The stage is set before a small audience of (mostly) masked onlookers, who have been told the "rules" of the club and seem to be all in on the secret society - they have to negotiate their way past burly doormen and agree to keep their counsel during the "performance." After a slightly grotesque Marcel Marceau-type clownerie, the kidnapped woman is led on the stage and sexually explored by a gaggle of ladies. After she has been woken to feeling by touching and cunnilingus, the green door at the back opens and a black man with a large and already engorged penis enters to the sound of funk. He then licks and f**ks the kidnapped woman, driving into her until they reach mutual orgasm.

This inspires the audience to begin masturbating, touching each other and finally indulging in an orgy. The kidnapped woman fellates three acrobats who descend on ropes and the cast and watchers come together for a Dionysian romp. This ends with a series of slow-motion money shots involving distorted special effects. After she has been covered in cum, the kidnapped woman is suddenly "rescued" by a member of the audience and taken back through the green door. Then we're back in the diner, with the chef desperate to know more. The drivers have nothing more to tell him, and one of them drives into the night. As he drives, he sees the lights of the city shining and a vision of himself making uninhibited love to the kidnapped woman.

The central story of the kidnapping and show is specifically structured as the fantasy of the drivers at the diner. All of the more controversial aspects of the show - the strangely acquiescent victim, the secret society of privileged voyeurs, the black man as representative of sexual prowess and primal sexual urges - are suggested by the film as fantasies of these working class white men, tales they tell to enliven their rather barren, powerless and sexually frustrated lives (they have no real women in their lives within the film).

There's also an intriguing strand of the film which posits that watching a pornographic performance will inspire an audience to indulge in its own licentious sexual activities. The audience of the show are soon touching and screwing each other (and its telling that their bodies are mostly not as attractive as the performers in the show), and the driver is lost in his own self-generated pornographic fantasies at the end.

The film is a remarkable and wonderfully self-conscious dream of male desire, a desire which wants women to agree to their own induction into a realm of uninhibited pleasure. It isn't suggested in the film that such a realm can exist in reality, but the audience participation suggests that the filmmakers hoped that their spectators might be inspired to sexual activities of their own.
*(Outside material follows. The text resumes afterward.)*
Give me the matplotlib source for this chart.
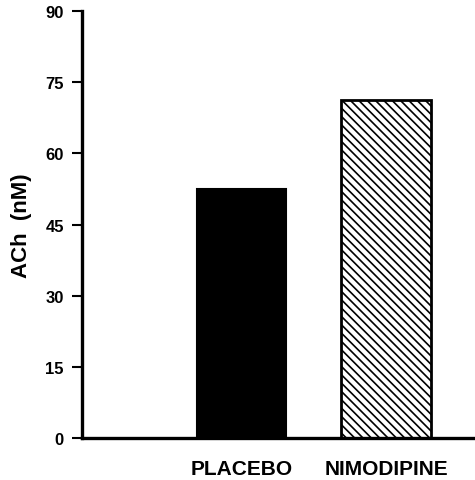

The most intense section of the film is the entrance and sexual performance of Johnny Keyes, the black ravisher - he is an astonishing presence, and the moment before he enters Marilyn Chambers (a woman with considerable star quality) suggests a collusion between the two characters which could also be a collusion between the two performers - it is genuinely erotic and laden with the temptation to see these two people as genuinely wishing to transgress social and ethnic sexual barriers.

The film fully deserves its reputation as a classic of the golden age of porn, a genuinely seminal work. The title refers to the popular song, a 1950s hit for Jim Lowe and itself possibly inspired by a story by O. Henry, also called The Green Door.